The meat firm highlighted that JBS USA’s beef and pork units, as well as Pilgrim’s Pride contributed towards its growth, with net revenue up 2.9%, 5% and 10.8% respectively compared to the previous year.
JBS Beef’s result was boosted by the company’s focus on product diversification and increasing demand in the international markets. JBS Beef operations grew both in revenue and volume terms in export markets.
According to the US Department of Agriculture (USDA), US export revenue grew by 21.6% when compared to its Q1 results for 2017, with sales to Japan, South Korea and Hong Kong increasing collectively by 30% in the period.
Focus on selling products in Colombia and Central American countries contributed towards sustainable business margins for JBS Pork, which totalled US$ 1.466 million (m) compared to US$ 1.396m in the previous year.

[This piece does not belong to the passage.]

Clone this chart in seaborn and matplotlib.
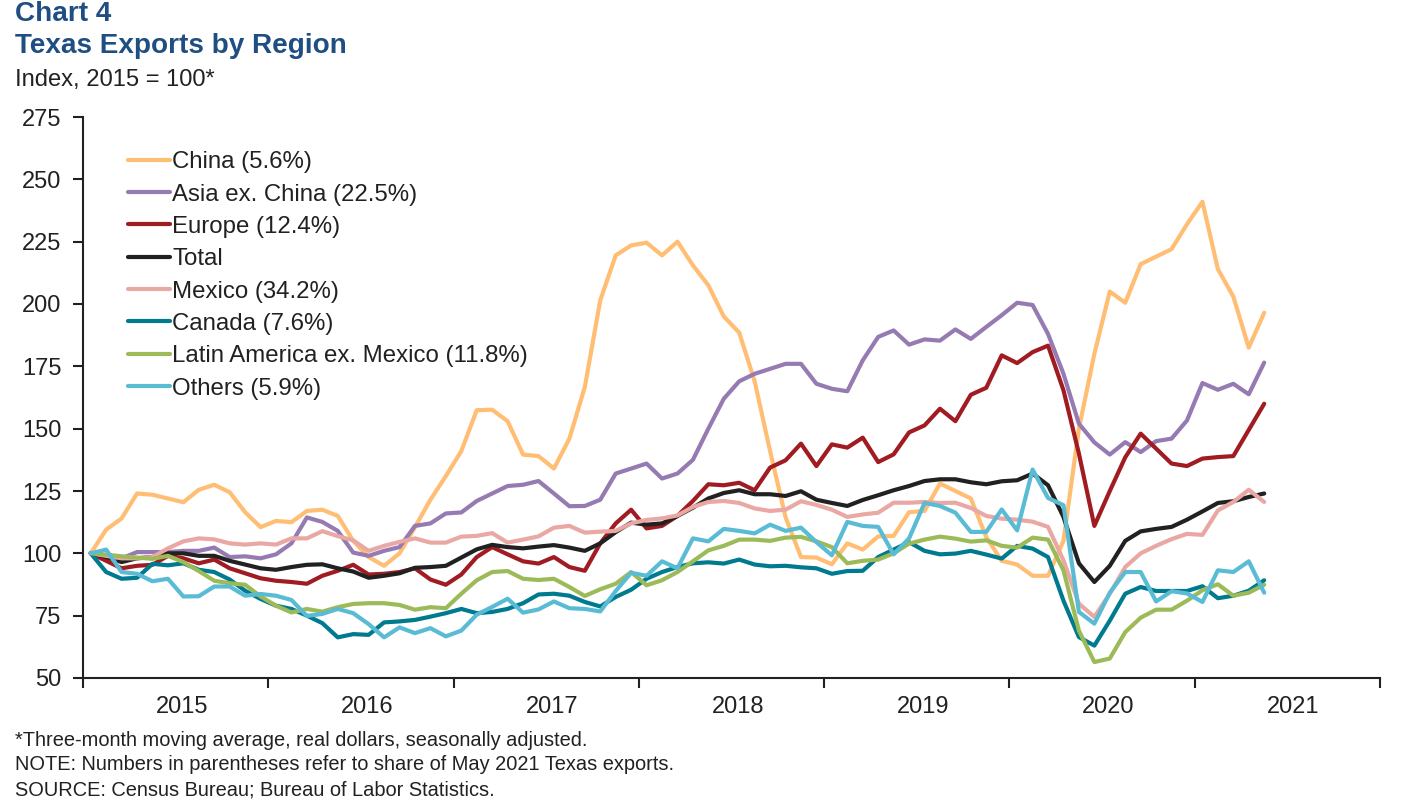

USDA added that US pork export revenues increased by 7.8% during the quarter.
Pilgrim’s Pride’s results, including Moy Park, were prompted by increases in prepared food volumes and average sales prices, including a significant growth in production of organic products. It added that its Mexican unit’s production “performed above expectations” following further increases in volume.
Meanwhile, JBS’ Brazilian units did not follow suit. Seara’s net revenue fell by 2.7% from R$4.085m to R$3.974m as a result of declining chicken prices across the Brazilian market.
Volume reductions as a consequence of the sale of assets in Argentina, Paraguay and Uruguay impacted JBS Brazil’s net revenue results, which fell 4.7% from R$6.211m to R$5.919m compared to the previous year.
Overall results for the quarter included a 16.5% rise in gross profits and adjusted EBITDA was up by 30.3%. However, operating income was down 30.3% from R$640.7m to R$467.8m.
JBS was affected by currency fluctuations and sales of assets as part its divestment plan in its year-on-year results, which saw the company underperform overall.